--- begin Records to use ---
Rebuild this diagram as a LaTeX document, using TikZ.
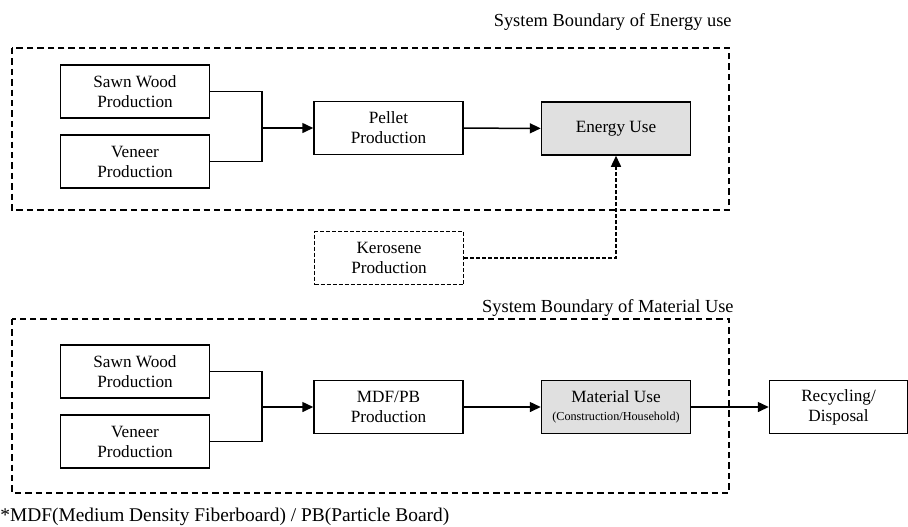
\documentclass[tikz,border=0pt]{standalone}
\usepackage{fontspec}
\setmainfont{Liberation Serif}
\usepackage{tikz}
\usetikzlibrary{arrows.meta}
\definecolor{usegray}{HTML}{E0E0E0}
\tikzset{
  procbox/.style={draw, line width=.75pt, minimum width=74.5pt, minimum height=26.5pt,
    align=center, inner sep=1pt, font=\fontsize{8.6}{10}\selectfont},
  usebox/.style={procbox, fill=usegray},
  boundary/.style={line width=.75pt, dash pattern=on 3.2pt off 2pt},
  fine dash/.style={line width=.75pt, dash pattern=on 2pt off 1pt},
  flow/.style={line width=.75pt, -{Triangle[length=5.5pt,width=5pt]}},
  boundlabel/.style={anchor=east, font=\fontsize{9.2}{11}\selectfont, inner sep=0pt}
}
% Sawn wood and veneer feeding one process
\newcommand{\woodInputs}[3]{
    \node[procbox] (sawn#1) at (135,#2) {Sawn Wood\\Production};
    \node[procbox] (veneer#1) at (135,#2+70) {Veneer\\Production};
    \coordinate (join#1) at (262,#3);
    \draw[line width=.75pt] (sawn#1.east) -| (join#1);
    \draw[line width=.75pt] (veneer#1.east) -| (join#1);
}
\begin{document}
\begin{tikzpicture}[x=0.5pt, y=-0.5pt]
  \useasboundingbox (0,0) rectangle (908,526);

  % Energy use
  \draw[boundary] (12,48) rectangle (729,210);
  \node[boundlabel] (energylabel) at (732,22) {System Boundary of Energy use};
  \woodInputs{E}{91.5}{128}
  \node[procbox] (pellet) at (388.5,128) {Pellet\\Production};
  \node[usebox] (energy) at (616,128.5) {Energy Use};
  \node[procbox, fine dash] (kerosene) at (389,258) {Kerosene\\Production};
  \draw[flow] (joinE) -- (pellet.west);
  \draw[flow] (pellet) -- (energy);
  \draw[flow, fine dash] (kerosene.east) -| (energy.south);

  % Material use
  \draw[boundary] (12,319) rectangle (729,493);
  \node[boundlabel] (materiallabel) at (734,308) {System Boundary of Material Use};
  \woodInputs{M}{371.5}{407}
  \node[procbox] (mdfpb) at (388.5,407) {MDF/PB\\Production};
  \node[usebox] (material) at (616,407) {Material Use\\[-1pt]{\fontsize{6.1}{7}\selectfont (Construction/Household)}};
  \node[procbox, minimum width=69pt] (recycling) at (838.5,407) {Recycling/\\Disposal};
  \draw[flow] (joinM) -- (mdfpb.west);
  \draw[flow] (mdfpb) -- (material);
  \draw[flow] (material) -- (recycling);

  % Footnote
  \node[anchor=west, inner sep=0pt, font=\fontsize{9.7}{11}\selectfont] (note) at (0,517)
    {*MDF(Medium Density Fiberboard) / PB(Particle Board)};
\end{tikzpicture}
\end{document}
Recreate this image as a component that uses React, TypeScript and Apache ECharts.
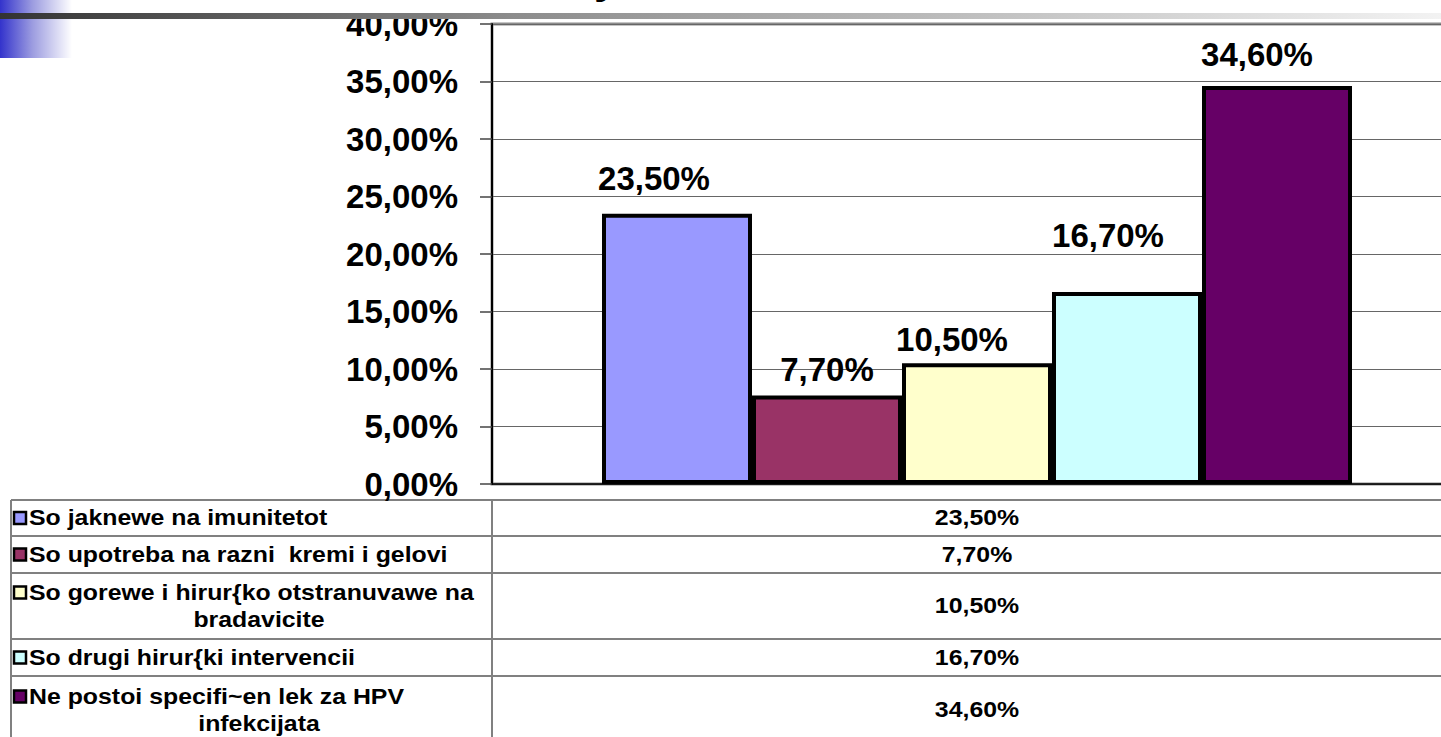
import React, { useEffect, useRef } from "react";
import * as echarts from "echarts";

const categories = [
  "So jaknewe na imunitetot",
  "So upotreba na razni  kremi i gelovi",
  "So gorewe i hirur{ko otstranuvawe na\nbradavicite",
  "So drugi hirur{ki intervencii",
  "Ne postoi specifi~en lek za HPV\ninfekcijata",
];
const values = [23.5, 7.7, 10.5, 16.7, 34.6];
const colors = ["#9999FF", "#993366", "#FFFFCC", "#CCFFFF", "#660066"];
const yMin = 0;
const yMax = 40;
const yInterval = 5;

const FONT = "'Liberation Sans', Arial, sans-serif";
const fmt = (v: number) => v.toFixed(2).replace(".", ",") + "%";

// layout (not data)
const W = 1441;
const H = 737;
const CHART_W = 1462;
const PLOT_LEFT = 492;
const PLOT_TOP = 24;
const PLOT_W = 970;
const PLOT_H = 460;
const TABLE_TOP = 500;
const TABLE_LEFT = 11;
const ROW_H = [36, 37, 66, 37, 68];
const LINE_GAP = 27;
const TXT_SCALE = 1.13;
const LABEL_SHIFT_X = [-23, 0, -25, -19, -20];
const LABEL_DIST = [19, 9, 7, 40, 15];

function buildTable(): any[] {
  const els: any[] = [];
  const lineStyle = { stroke: "#808080", lineWidth: 2 };
  let y = TABLE_TOP;
  const bounds: number[] = [y];
  ROW_H.forEach((h) => {
    y += h;
    bounds.push(y);
  });
  bounds.forEach((by) => {
    els.push({ type: "line", shape: { x1: TABLE_LEFT, y1: by, x2: CHART_W, y2: by }, style: lineStyle, silent: true });
  });
  const bottom = bounds[bounds.length - 1];
  els.push({ type: "line", shape: { x1: TABLE_LEFT, y1: TABLE_TOP, x2: TABLE_LEFT, y2: bottom }, style: lineStyle, silent: true });
  els.push({ type: "line", shape: { x1: PLOT_LEFT, y1: TABLE_TOP, x2: PLOT_LEFT, y2: bottom }, style: lineStyle, silent: true });

  categories.forEach((cat, i) => {
    const top = bounds[i];
    const h = ROW_H[i];
    const lines = cat.split("\n");
    const cy = top + h / 2;
    const firstY = cy - ((lines.length - 1) * LINE_GAP) / 2;
    els.push({
      type: "rect",
      shape: { x: 14, y: firstY - 6, width: 12, height: 12 },
      style: { fill: colors[i], stroke: "#000", lineWidth: 2.5 },
      silent: true,
    });
    lines.forEach((ln, k) => {
      const isFirst = k === 0;
      els.push({
        type: "text",
        x: isFirst ? 29 : 259,
        y: firstY + k * LINE_GAP,
        scaleX: TXT_SCALE,
        style: {
          text: ln,
          font: `bold 22px ${FONT}`,
          fill: "#000",
          textAlign: isFirst ? "left" : "center",
          textVerticalAlign: "middle",
        },
        silent: true,
      });
    });
    els.push({
      type: "text",
      x: PLOT_LEFT + PLOT_W / 2,
      y: cy,
      scaleX: TXT_SCALE,
      style: {
        text: fmt(values[i]),
        font: `bold 22px ${FONT}`,
        fill: "#000",
        textAlign: "center",
        textVerticalAlign: "middle",
      },
      silent: true,
    });
  });
  return els;
}

export default function App() {
  const ref = useRef<HTMLDivElement>(null);
  useEffect(() => {
    if (!ref.current) return;
    const chart = echarts.init(ref.current, null, { renderer: "svg" });
    const graphics: any[] = [
      {
        type: "rect",
        shape: { x: 0, y: 0, width: 72, height: 58 },
        style: {
          fill: new echarts.graphic.LinearGradient(0, 0, 1, 0, [
            { offset: 0, color: "#3333CC" },
            { offset: 0.45, color: "#9c9ce0" },
            { offset: 1, color: "#ffffff" },
          ]),
        },
        silent: true,
        z: 0,
      },
      {
        type: "rect",
        shape: { x: 0, y: 13, width: CHART_W, height: 6 },
        style: {
          fill: new echarts.graphic.LinearGradient(0, 0, 1, 0, [
            { offset: 0, color: "#333333" },
            { offset: 0.35, color: "#8c8c8c" },
            { offset: 1, color: "#f5f5f5" },
          ]),
        },
        silent: true,
        z: 1,
      },
      {
        type: "text",
        x: 594,
        y: -1,
        style: {
          text: "y",
          font: `bold 44px ${FONT}`,
          fill: "#000",
          textAlign: "left",
          textVerticalAlign: "bottom",
        },
        silent: true,
      },
      ...buildTable(),
    ];

    chart.setOption({
      animation: false,
      backgroundColor: "#ffffff",
      grid: {
        left: PLOT_LEFT,
        top: PLOT_TOP,
        width: PLOT_W,
        height: PLOT_H,
        show: true,
        borderColor: "#8c8c8c",
        borderWidth: 3,
        backgroundColor: "transparent",
      },
      xAxis: {
        type: "category",
        data: [""],
        axisLine: { show: true, lineStyle: { color: "#000", width: 1.5 } },
        axisTick: { show: false },
        axisLabel: { show: false },
        splitLine: { show: false },
      },
      yAxis: {
        type: "value",
        min: yMin,
        max: yMax,
        interval: yInterval,
        axisLine: { show: true, lineStyle: { color: "#000", width: 2 } },
        axisTick: { show: true, length: 12, lineStyle: { color: "#444", width: 1.5 } },
        axisLabel: {
          formatter: (v: number) => fmt(v),
          fontSize: 33,
          fontWeight: "bold",
          fontFamily: FONT,
          color: "#000",
          margin: 34,
        },
        splitLine: { show: true, lineStyle: { color: "#666", width: 1 } },
      },
      series: categories.map((c, i) => ({
        type: "bar",
        name: c,
        data: [values[i]],
        barWidth: 150,
        barGap: "0%",
        itemStyle: { color: colors[i], borderColor: "#000", borderWidth: 4 },
        label: {
          show: true,
          position: "top",
          distance: LABEL_DIST[i],
          offset: [LABEL_SHIFT_X[i], 0],
          formatter: (p: any) => fmt(p.value),
          fontSize: 33,
          fontWeight: "bold",
          fontFamily: FONT,
          color: "#000",
        },
      })),
      graphic: graphics,
    });
    return () => chart.dispose();
  }, []);
  return (
    <div style={{ position: "fixed", left: 0, top: 0, width: W, height: H, overflow: "hidden", background: "#fff" }}>
      <div ref={ref} style={{ width: CHART_W, height: H }} />
    </div>
  );
}
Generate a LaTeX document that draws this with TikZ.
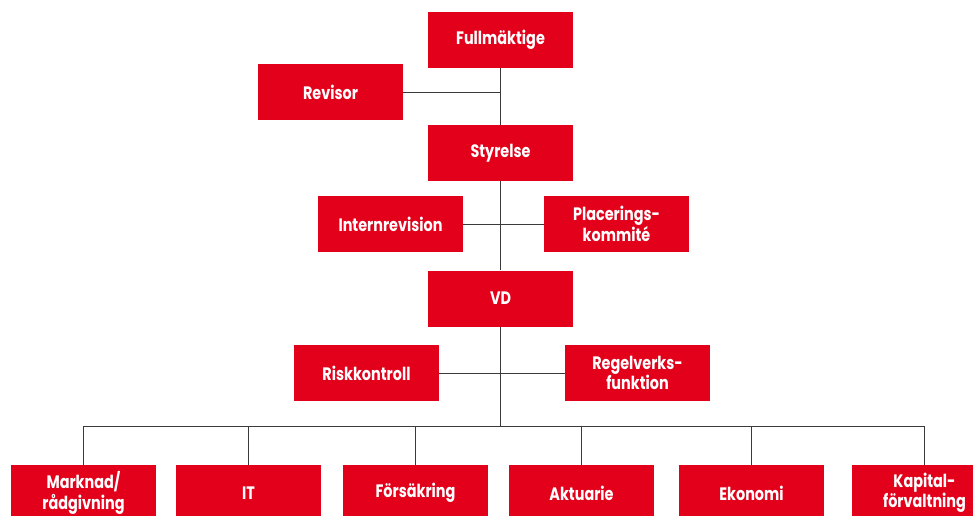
\documentclass[tikz,border=0pt]{standalone}
\usepackage{fontspec}
\setmainfont{Poppins}[FakeStretch=0.8]
\definecolor{boxred}{HTML}{E2001A}
\definecolor{linegray}{HTML}{3A3A3A}
\tikzset{
  orgbox/.style={fill=boxred, draw=none, minimum width=145pt, minimum height=56pt,
    inner sep=0pt, text=white, font=\bfseries\fontsize{18}{20.5}\selectfont, align=center},
  bottombox/.style={orgbox, minimum height=56pt},
  conn/.style={draw=linegray, line width=1pt}
}
\begin{document}
\begin{tikzpicture}[x=1pt,y=-1pt]
\useasboundingbox (0,0) rectangle (973,515);
\begin{scope}
\clip (0,0) rectangle (973,515);
% top part
\node[orgbox] (full) at (500.5,40) {Fullmäktige};
\node[orgbox] (rev) at (330.5,92) {Revisor};
\node[orgbox] (sty) at (500.5,153) {Styrelse};
\node[orgbox] (int) at (390.5,224) {Internrevision};
\node[orgbox] (plac) at (616.5,224) {Placerings-\\kommité};
\node[orgbox] (vd) at (500.5,298.5) {VD};
\node[orgbox] (risk) at (366.5,373) {Riskkontroll};
\node[orgbox] (regel) at (637.5,373) {Regelverks-\\funktion};
% bottom row
\node[bottombox] (mark) at (83.5,493) {Marknad/\\rådgivning};
\node[bottombox] (it) at (248.5,493) {IT};
\node[bottombox] (fors) at (415.5,493) {Försäkring};
\node[bottombox] (akt) at (581.5,493) {Aktuarie};
\node[bottombox] (eko) at (751.5,493) {Ekonomi};
\node[bottombox] (kap) at (924.5,493) {Kapital-\\förvaltning};
\coordinate (bus) at (500.5,426);
% connectors
\draw[conn] (full.south) -- (sty.north);
\draw[conn] (rev.east) -- (rev.east -| full.south);
\draw[conn] (sty.south) -- (vd.north);
\draw[conn] (int.east) -- (plac.west);
\draw[conn] (risk.east) -- (regel.west);
\draw[conn] (vd.south) -- (bus);
\draw[conn] (mark.north) -- (mark.north |- bus) -- (kap.north |- bus) -- (kap.north);
\foreach \n in {it,fors,akt,eko}{
  \draw[conn] (\n.north) -- (\n.north |- bus);
}
\end{scope}
\end{tikzpicture}
\end{document}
--- end Records to use ---
Your task is to reproduce exactly the lines from the start of the data above through the line containing "(material) -- (recycling);", leaving every picture out.

Rebuild this diagram as a LaTeX document, using TikZ.
\documentclass[tikz,border=0pt]{standalone}
\usepackage{fontspec}
\setmainfont{Liberation Serif}
\usepackage{tikz}
\usetikzlibrary{arrows.meta}
\definecolor{usegray}{HTML}{E0E0E0}
\tikzset{
  procbox/.style={draw, line width=.75pt, minimum width=74.5pt, minimum height=26.5pt,
    align=center, inner sep=1pt, font=\fontsize{8.6}{10}\selectfont},
  usebox/.style={procbox, fill=usegray},
  boundary/.style={line width=.75pt, dash pattern=on 3.2pt off 2pt},
  fine dash/.style={line width=.75pt, dash pattern=on 2pt off 1pt},
  flow/.style={line width=.75pt, -{Triangle[length=5.5pt,width=5pt]}},
  boundlabel/.style={anchor=east, font=\fontsize{9.2}{11}\selectfont, inner sep=0pt}
}
% Sawn wood and veneer feeding one process
\newcommand{\woodInputs}[3]{
    \node[procbox] (sawn#1) at (135,#2) {Sawn Wood\\Production};
    \node[procbox] (veneer#1) at (135,#2+70) {Veneer\\Production};
    \coordinate (join#1) at (262,#3);
    \draw[line width=.75pt] (sawn#1.east) -| (join#1);
    \draw[line width=.75pt] (veneer#1.east) -| (join#1);
}
\begin{document}
\begin{tikzpicture}[x=0.5pt, y=-0.5pt]
  \useasboundingbox (0,0) rectangle (908,526);

  % Energy use
  \draw[boundary] (12,48) rectangle (729,210);
  \node[boundlabel] (energylabel) at (732,22) {System Boundary of Energy use};
  \woodInputs{E}{91.5}{128}
  \node[procbox] (pellet) at (388.5,128) {Pellet\\Production};
  \node[usebox] (energy) at (616,128.5) {Energy Use};
  \node[procbox, fine dash] (kerosene) at (389,258) {Kerosene\\Production};
  \draw[flow] (joinE) -- (pellet.west);
  \draw[flow] (pellet) -- (energy);
  \draw[flow, fine dash] (kerosene.east) -| (energy.south);

  % Material use
  \draw[boundary] (12,319) rectangle (729,493);
  \node[boundlabel] (materiallabel) at (734,308) {System Boundary of Material Use};
  \woodInputs{M}{371.5}{407}
  \node[procbox] (mdfpb) at (388.5,407) {MDF/PB\\Production};
  \node[usebox] (material) at (616,407) {Material Use\\[-1pt]{\fontsize{6.1}{7}\selectfont (Construction/Household)}};
  \node[procbox, minimum width=69pt] (recycling) at (838.5,407) {Recycling/\\Disposal};
  \draw[flow] (joinM) -- (mdfpb.west);
  \draw[flow] (mdfpb) -- (material);
  \draw[flow] (material) -- (recycling);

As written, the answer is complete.